Voilà qu’un regard neuf porte à un agir nouveau, pour faire place au changement, à la conversion, à la guérison et au salut.
Voilà qu’un regard bienveillant et une parole d’amour enlèvent la paille et révèle la poutre.
La poutre de l’enfermement qui maintenait la paille de l’aveuglement.

Dès lors Zachée répond à l’appel du Christ.
Accueilli et aimé sans condition par Jésus, il se met à son tour à aimer les autres sans calcul.

L’histoire de Zachée nous fait découvrir ici quelque chose d’essentiel : l’importance de l’initiative, de l’amour premier que porte Jésus sur cet homme pécheur.

Ce n’est pas parce qu’il est aimable que Jésus aime Zachée, mais c’est le regard d’amour que Jésus lui adresse d’abord qui le rend à son tour aimant.
Voilà la différence fondamentale entre l’amour humain – qui se contente souvent de répondre – et l’amour de Dieu, dont Jésus le Christ est le révélateur – qui montre l’initiative inconditionnelle de l’agape, de l’amour premier de Dieu.

Et c’est bien à cette dimension de l’amour que Jésus appelle ses disciples lorsqu’il parle d’aimer ses ennemis [Lc 6, 27], c’est-à-dire de prendre l’initiative de  l’amour [Lc 6, 31], de faire le premier pas – quel qu’en soit le résultat. Car seule cette initiative peut faire advenir le changement et la conversion.

Alors, l’histoire finit bien pour Lévi et pour Zachée, ces pécheurs perdus qui ont été trouvés par le Christ.
Le regard bienveillant et la Parole d’accueil inconditionnel qui leur ont été adressés leur ont permis de cheminer vers le Christ.
Mais qu’en est-il de la foule et des pharisiens ? : des prétendus justes, de ceux qui se pensaient bien-portants ?
Jésus n’est-il pas venu pour eux ? Ne sont-ils pas appelés – eux aussi – à recevoir la bonne nouvelle du salut ?

Leurs réactions, leurs murmures et leurs récriminations montrent que l’attitude de Jésus opère un retournement : ceux qui se prétendaient justes s’éloignent – par leurs réactions et leurs rancœurs –  de l’accueil du salut offert par grâce.

Ce retournement signifie précisément que le Christ est bien venu aussi pour eux – comme pour chacun d’entre nous.
Mais faut-il encore que ceux-ci se reconnaissent aussi malades, pécheurs et perdus… qu’ils croient avoir besoin – eux aussi – du salut, et acceptent d’abandonner leur petite justice – leurs principes de pureté légaliste – pour s’en remettre à la seule justice de Dieu : qui accueille tout homme – par grâce – sans condition.

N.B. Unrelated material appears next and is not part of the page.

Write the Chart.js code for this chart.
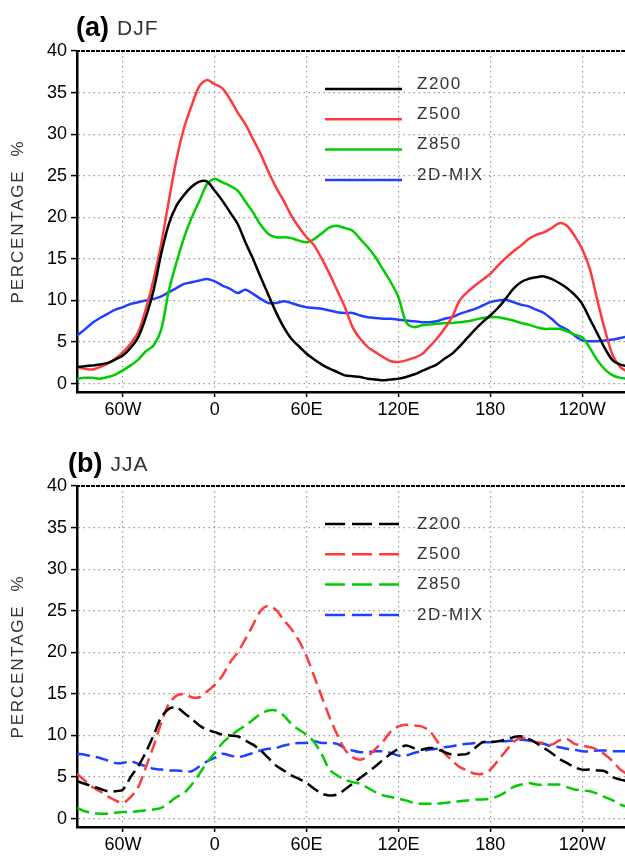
<!DOCTYPE html>
<html>
<head>
<meta charset="utf-8">
<script src="https://cdn.jsdelivr.net/npm/chart.js@4"></script>
<style>
  html, body { margin: 0; padding: 0; background: #fff; }
  #wrap { position: relative; width: 625px; height: 858px; }
  canvas { position: absolute; left: 0; }
</style>
</head>
<body>
<div id="wrap">
  <canvas id="djf" width="625" height="430" style="top:0px"></canvas>
  <canvas id="jja" width="625" height="428" style="top:430px"></canvas>
</div>
<script>
// longitude, degrees east (negative = west, >180 = west of dateline)
var lons = [-90, -85, -80, -75, -70, -65, -60, -55, -50, -45, -40, -35, -30, -25, -20, -15, -10, -5,
    0, 5, 10, 15, 20, 25, 30, 35, 40, 45, 50, 55, 60, 65, 70, 75, 80, 85,
    90, 95, 100, 105, 110, 115, 120, 125, 130, 135, 140, 145, 150, 155, 160, 165, 170, 175,
    180, 185, 190, 195, 200, 205, 210, 215, 220, 225, 230, 235, 240, 245, 250, 255, 260, 265, 270];

var xTicks = [-60, 0, 60, 120, 180, 240];
var xTickLabels = ['60W', '0', '60E', '120E', '180', '120W'];
var yTicks = [0, 5, 10, 15, 20, 25, 30, 35, 40];

var seriesNames = ['Z200', 'Z500', 'Z850', '2D-MIX'];
var seriesColors = ['#000000', '#ff3a3a', '#00cc00', '#2040ff'];

// (a) DJF
var djfZ200 = [2.0, 2.1, 2.2, 2.3, 2.5, 2.9, 3.4, 4.3, 5.6, 8.0, 11.2, 15.6, 19.2, 21.4, 22.7, 23.7, 24.3, 24.3,
    23.2, 22.0, 20.6, 19.2, 17.0, 15.0, 12.8, 10.7, 8.6, 6.8, 5.4, 4.5, 3.6, 2.9, 2.3, 1.8, 1.4, 1.0,
    0.9, 0.8, 0.6, 0.5, 0.4, 0.5, 0.6, 0.8, 1.1, 1.5, 1.9, 2.3, 3.0, 3.6, 4.5, 5.5, 6.5, 7.4,
    8.2, 9.1, 10.2, 11.4, 12.2, 12.6, 12.8, 12.9, 12.6, 12.1, 11.5, 10.7, 9.6, 7.8, 6.0, 4.2, 2.8, 2.3, 2.1];
var djfZ500 = [2.0, 1.8, 1.7, 2.0, 2.4, 3.0, 3.8, 4.8, 6.2, 9.0, 12.5, 16.8, 22.0, 27.0, 30.8, 33.5, 35.8, 36.5,
    36.0, 35.5, 34.2, 32.6, 31.2, 29.4, 27.6, 25.5, 23.6, 22.0, 20.2, 18.8, 17.6, 16.6, 15.0, 13.2, 11.2, 9.2,
    6.8, 5.4, 4.4, 3.8, 3.2, 2.7, 2.6, 2.8, 3.1, 3.5, 4.4, 5.4, 6.6, 8.0, 10.0, 11.0, 11.8, 12.5,
    13.2, 14.2, 15.1, 15.9, 16.6, 17.4, 17.9, 18.2, 18.7, 19.3, 19.0, 17.8, 16.2, 13.8, 10.0, 6.4, 3.4, 2.0, 1.4];
var djfZ850 = [0.6, 0.7, 0.7, 0.6, 0.8, 1.1, 1.6, 2.2, 2.9, 3.9, 4.6, 6.5, 11.2, 14.6, 17.6, 20.0, 22.0, 24.0,
    24.6, 24.2, 23.8, 23.2, 21.9, 20.6, 19.1, 18.0, 17.6, 17.6, 17.5, 17.2, 17.0, 17.4, 18.1, 18.8, 19.0, 18.7,
    18.4, 17.4, 16.4, 15.2, 13.7, 12.2, 10.4, 7.4, 6.8, 7.0, 7.1, 7.2, 7.3, 7.3, 7.4, 7.5, 7.7, 7.9,
    8.0, 8.0, 7.8, 7.6, 7.3, 7.1, 6.8, 6.6, 6.6, 6.6, 6.3, 5.9, 5.6, 4.3, 2.8, 1.7, 1.0, 0.7, 0.6];
var djfMix = [5.8, 6.5, 7.3, 7.9, 8.4, 8.9, 9.2, 9.6, 9.8, 10.0, 10.2, 10.5, 11.0, 11.5, 12.0, 12.2, 12.4, 12.6,
    12.3, 11.8, 11.4, 10.9, 11.3, 10.8, 10.2, 9.7, 9.7, 9.9, 9.7, 9.4, 9.2, 9.1, 9.0, 8.8, 8.6, 8.5,
    8.5, 8.2, 8.0, 7.9, 7.8, 7.8, 7.7, 7.6, 7.5, 7.4, 7.4, 7.5, 7.8, 8.0, 8.4, 8.7, 9.0, 9.4,
    9.8, 10.0, 10.1, 9.8, 9.5, 9.3, 8.9, 8.5, 7.8, 7.0, 6.5, 5.8, 5.2, 5.1, 5.1, 5.2, 5.3, 5.5, 5.7];

// (b) JJA
var jjaZ200 = [4.5, 4.2, 3.9, 3.6, 3.3, 3.3, 3.5, 5.0, 6.3, 8.0, 10.0, 12.2, 13.2, 13.4, 12.7, 12.0, 11.2, 10.7,
    10.4, 10.1, 10.0, 9.9, 9.4, 8.9, 8.2, 7.3, 6.4, 5.8, 5.2, 4.8, 4.3, 3.6, 3.0, 2.8, 2.9, 3.5,
    4.2, 4.9, 5.6, 6.3, 7.1, 7.8, 8.4, 8.8, 8.5, 8.3, 8.5, 8.4, 8.0, 7.7, 7.7, 7.8, 8.5, 9.2,
    9.2, 9.3, 9.5, 9.8, 9.9, 9.6, 9.1, 8.5, 7.9, 7.2, 6.7, 6.2, 5.9, 5.9, 5.8, 5.7, 5.0, 4.7, 4.5];
var jjaZ500 = [5.4, 4.6, 3.8, 3.3, 2.7, 2.2, 1.9, 2.6, 3.8, 6.2, 8.7, 11.5, 13.8, 14.8, 15.0, 14.6, 14.6, 15.3,
    16.1, 17.2, 18.8, 20.0, 21.6, 23.3, 25.0, 25.6, 25.1, 23.9, 22.8, 21.4, 19.5, 17.1, 14.6, 12.2, 10.1, 8.3,
    7.4, 7.1, 7.5, 8.4, 9.3, 10.5, 11.1, 11.3, 11.2, 11.1, 10.6, 9.4, 7.9, 7.0, 6.2, 5.8, 5.4, 5.4,
    5.9, 7.0, 8.1, 9.2, 9.7, 9.6, 9.2, 9.1, 8.9, 9.4, 9.6, 9.0, 8.8, 8.6, 8.3, 7.7, 6.9, 5.9, 5.3];
var jjaZ850 = [1.3, 0.9, 0.7, 0.6, 0.6, 0.7, 0.8, 0.8, 0.9, 1.0, 1.1, 1.3, 1.9, 2.6, 3.1, 4.1, 5.4, 6.8,
    7.9, 9.1, 9.9, 10.6, 11.2, 11.9, 12.6, 13.0, 13.0, 12.4, 11.4, 10.7, 10.1, 9.2, 7.7, 5.9, 5.2, 4.7,
    4.4, 4.2, 3.7, 3.2, 2.8, 2.6, 2.4, 2.2, 1.9, 1.8, 1.8, 1.8, 1.9, 2.0, 2.1, 2.2, 2.3, 2.3,
    2.4, 2.7, 3.2, 3.8, 4.1, 4.3, 4.1, 4.1, 4.1, 4.1, 3.8, 3.5, 3.4, 3.3, 3.0, 2.6, 2.2, 1.7, 1.4];
var jjaMix = [7.8, 7.7, 7.5, 7.3, 7.0, 6.7, 6.7, 6.9, 6.6, 6.3, 6.0, 5.9, 5.8, 5.8, 5.7, 5.7, 6.3, 6.9,
    7.3, 7.8, 7.6, 7.4, 7.6, 7.9, 8.2, 8.4, 8.5, 8.8, 9.0, 9.1, 9.1, 9.3, 9.1, 9.1, 9.0, 8.5,
    8.2, 8.0, 8.0, 8.1, 8.1, 7.9, 7.6, 7.6, 7.9, 8.1, 8.3, 8.4, 8.6, 8.7, 8.9, 9.0, 9.1, 9.2,
    9.2, 9.3, 9.3, 9.4, 9.5, 9.4, 9.2, 9.0, 8.7, 8.6, 8.4, 8.3, 8.1, 8.1, 8.2, 8.2, 8.1, 8.1, 8.1];

var FONT = '"Liberation Sans", Arial, sans-serif';

// titles, y label, black top frame and in-plot legend
var panelDecor = {
    id: 'panelDecor',
    afterDraw: function(chart, args, opts) {
        var ctx = chart.ctx;
        var area = chart.chartArea;

        ctx.save();
        // top frame line
        ctx.strokeStyle = '#000';
        ctx.lineWidth = 2;
        ctx.setLineDash([4, 1]);
        ctx.beginPath();
        ctx.moveTo(area.left - 1, area.top);
        ctx.lineTo(area.right, area.top);
        ctx.stroke();
        ctx.setLineDash([]);

        // panel title
        ctx.textBaseline = 'alphabetic';
        ctx.textAlign = 'left';
        ctx.fillStyle = '#000';
        ctx.font = 'bold 27px ' + FONT;
        ctx.fillText(opts.label, opts.labelX, opts.titleY);
        var w = ctx.measureText(opts.label).width;
        ctx.fillStyle = '#333';
        ctx.font = '21px ' + FONT;
        ctx.letterSpacing = '1px';
        ctx.fillText(opts.season, opts.labelX + w + 8, opts.titleY - 1);

        // y axis title
        ctx.save();
        ctx.translate(18, (area.top + area.bottom) / 2);
        ctx.rotate(-Math.PI / 2);
        ctx.textAlign = 'center';
        ctx.textBaseline = 'middle';
        ctx.font = '17px ' + FONT;
        ctx.letterSpacing = '1.8px';
        ctx.fillStyle = '#333';
        ctx.fillText('PERCENTAGE  %', 0, 0);
        ctx.restore();

        // legend
        ctx.lineWidth = 2.5;
        ctx.font = '17px ' + FONT;
        ctx.letterSpacing = '1.5px';
        ctx.textBaseline = 'middle';
        for (var i = 0; i < seriesNames.length; i++) {
            var y = area.top + 38 + i * 30.3;
            ctx.strokeStyle = seriesColors[i];
            ctx.setLineDash(opts.dash);
            ctx.beginPath();
            ctx.moveTo(325, y);
            ctx.lineTo(325 + opts.legendLen, y);
            ctx.stroke();
            ctx.setLineDash([]);
            ctx.fillStyle = '#333';
            ctx.fillText(seriesNames[i], 417, y + opts.textDy);
        }
        ctx.restore();
    }
};

function makeDatasets(list, dash) {
    var datasets = [];
    for (var i = 0; i < list.length; i++) {
        datasets.push({
            label: seriesNames[i],
            data: lons.map(function(x, k) { return {x: x, y: list[i][k]}; }),
            borderColor: seriesColors[i],
            backgroundColor: seriesColors[i],
            borderWidth: 2.5,
            borderDash: dash,
            pointRadius: 0,
            fill: false,
            tension: 0.3
        });
    }
    return datasets;
}

function makeChart(id, list, dash, decor, padTop, xHeight) {
    return new Chart(document.getElementById(id), {
        type: 'line',
        data: { datasets: makeDatasets(list, dash) },
        plugins: [panelDecor],
        options: {
            responsive: false,
            animation: false,
            devicePixelRatio: 1,
            layout: { padding: { top: padTop, left: 0, right: 0, bottom: 0 } },
            plugins: {
                legend: { display: false },
                tooltip: { enabled: false },
                panelDecor: decor
            },
            scales: {
                x: {
                    type: 'linear',
                    min: -90,
                    max: 268,
                    afterBuildTicks: function(s) { s.ticks = xTicks.map(function(v) { return {value: v}; }); },
                    afterFit: function(s) { s.height = xHeight; },
                    ticks: {
                        color: '#000',
                        font: { family: FONT, size: 18 },
                        padding: 2,
                        maxRotation: 0,
                        autoSkip: false,
                        callback: function(v) { return xTickLabels[xTicks.indexOf(v)]; }
                    },
                    grid: { color: '#999', lineWidth: 1.2, tickColor: '#000', tickLength: 5, tickWidth: 1.5 },
                    border: { color: '#000', width: 2.5, dash: [1.5, 3.5] }
                },
                y: {
                    min: -1,
                    max: 40,
                    afterBuildTicks: function(s) { s.ticks = yTicks.map(function(v) { return {value: v}; }); },
                    afterFit: function(s) { s.width = 77; },
                    ticks: {
                        color: '#000',
                        font: { family: FONT, size: 18 },
                        padding: 4
                    },
                    grid: { color: '#999', lineWidth: 1.2, tickColor: '#000', tickLength: 6, tickWidth: 1.5 },
                    border: { color: '#000', width: 2.5, dash: [1.5, 3.5] }
                }
            }
        }
    });
}

makeChart('djf', [djfZ200, djfZ500, djfZ850, djfMix], [],
    { label: '(a)', season: 'DJF', labelX: 76, titleY: 36, dash: [], legendLen: 77, textDy: -5 }, 51, 38);
makeChart('jja', [jjaZ200, jjaZ500, jjaZ850, jjaMix], [13, 6],
    { label: '(b)', season: 'JJA', labelX: 68, titleY: 42, dash: [20, 7], legendLen: 74, textDy: 0 }, 56, 31);
</script>
</body>
</html>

Autrement dit, il n’y a pas le juste, d’un côté, et le pécheur, de l’autre.
L’homme est à la fois pécheur et juste.
Et cette affirmation est paradoxale, car le pécheur qui reconnaît son péché devient juste à l’instant même où il se reconnaît pécheur – donc injuste – devant Dieu [puisqu’il l’est véritablement].

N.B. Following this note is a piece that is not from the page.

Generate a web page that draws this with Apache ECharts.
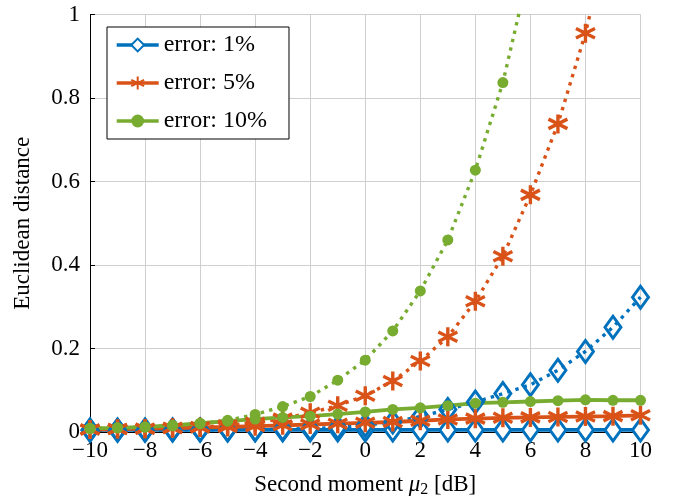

Dieu accueille le pécheur par grâce, malgré son péché. Il accepte le pécheur bien qu’il soit inacceptable.
Le pécheur répond à la grâce de Dieu, en acceptant cette grâce dans la foi : le voilà à la fois juste et pécheur.
Le voilà prêt à vivre, sous le regard de Dieu, un chemin de conversion et de sanctification, une vie nouvelle durant laquelle il pourra peu à peu se laisser transformer par l’action de l’Esprit, pour revêtir le Christ, et vivre à l’image et à la ressemblance de Dieu.

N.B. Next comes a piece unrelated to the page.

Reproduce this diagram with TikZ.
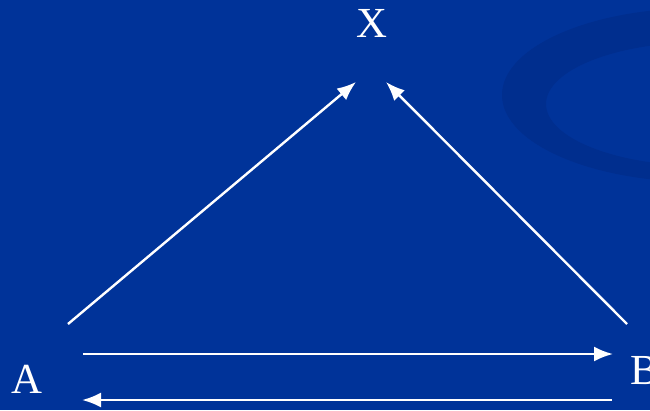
\documentclass[tikz,border=0pt]{standalone}
\usepackage{fontspec}
\setmainfont{Liberation Serif}
\usetikzlibrary{arrows.meta}
\definecolor{slideblue}{RGB}{0,51,153}
\definecolor{swoosh}{RGB}{0,46,142}
\begin{document}
\begin{tikzpicture}[x=1bp, y=-1bp, >={Latex[length=19bp,width=15bp]}, line width=2.4bp,
  every node/.style={text=white, font=\fontsize{43}{43}\selectfont, inner sep=0pt}]
  % background and swoosh
  \fill[slideblue] (0,0) rectangle (650,410);
  \begin{scope}
    \clip (0,0) rectangle (650,410);
    \fill[swoosh, even odd rule] (700,95) ellipse [x radius=198, y radius=87]
                                 (704,104) ellipse [x radius=158, y radius=62];
  \end{scope}
  \useasboundingbox (0,0) rectangle (650,410);
  % letters
  \node (X) at (372,23) {X};
  \node (A) at (27,379) {A};
  \node (B) at (645,371) {B};
  % arrow ends
  \coordinate (ax) at (68,324);
  \coordinate (xa) at (356,82);
  \coordinate (bx) at (627,324);
  \coordinate (xb) at (386,82);
  \coordinate (ab) at (83,354);
  \coordinate (ba) at (613,354);
  \coordinate (bb) at (612,400);
  \coordinate (aa) at (82,400);
  \draw[white, ->] (ax) -- (xa);
  \draw[white, ->] (bx) -- (xb);
  \draw[white, ->] (ab) -- (ba);
  \draw[white, ->] (bb) -- (aa);
\end{tikzpicture}
\end{document}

Voilà donc, frères et sœurs, à quoi nous sommes appelés nous aussi, à la suite de Lévi et des pharisiens, de Zachée et de la foule : déplacer et changer notre regardprendre l’initiative de l’amour et ouvrir la porte de notre cœur, pour faire advenir la nouveauté dans nos vies et celles des autres autour de nous.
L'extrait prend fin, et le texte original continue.